Ichiro Suzuki won’t be back with the Marlins, as their new owners have re2pectfully declined to pick up his team option. He is 44 and a free agent coming off a season in which he had a 76 OPS+. This would appear to be the end for him.

On the other hand, he is Ichiro, and he is not looking forward to retirement.

“When you retire from baseball, you have until the day you die to rest,” Ichiro said.

And when he retires, he added.

“I think I’ll just die,” he said.

He wants to go the Rickey Henderson route, then, even if that means playing for the San Diego Surf Dawgs when he’s 46. He’ll have a lot of options, from independent-league teams in the United States to the NPB to independent-league teams in Japan. There will be years left of Ichiro! if he wants to keep playing professionally. Which he does.

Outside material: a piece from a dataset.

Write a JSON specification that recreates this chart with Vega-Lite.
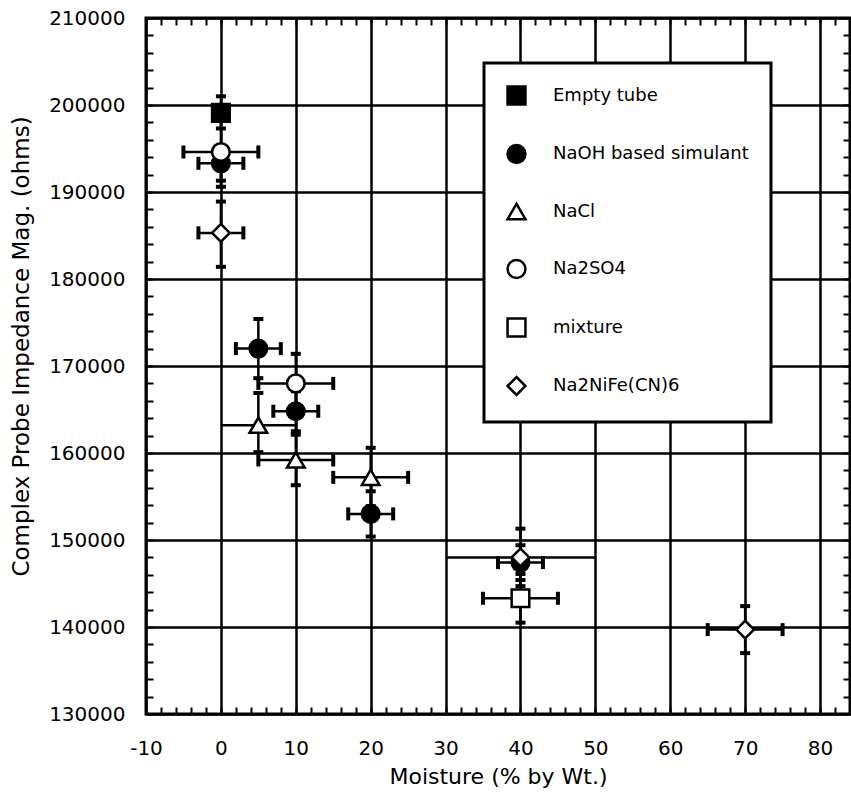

However, don’t rule out a return to another MLB team. Ichiro is older than his peers, certainly, and his season was disappointing for the Marlins.

He still has skills, though. He can ...

  • run
  • make contact
  • field
  • throw

This is all why he’s averaged roughly a win above replacement for the past seven years, including one of his best years in 2016. With some help with batting average on balls in play, he can be an excellent bat off the bench. With typical luck, he’s an OK fifth outfielder, capable of playing all three outfield positions. He’s the kind of player a manager would love to have on an American League team, where pinch hitters aren’t deployed two or three times a game to take the pitcher’s spot in the lineup, but rather can be used to get a runner home from third with fewer than two outs.

Plus, he’s Ichiro. Print the shirseys up now.

This might be the end for Ichiro, certainly, but something tells me that MLB isn’t done with him yet. There will be a team hoping that his bat control is still more important than his age, and they’ll take whatever PR benefits accompany the signing of one of baseball’s greatest gifts to the world, even if he’s pretty danged old by baseball standards.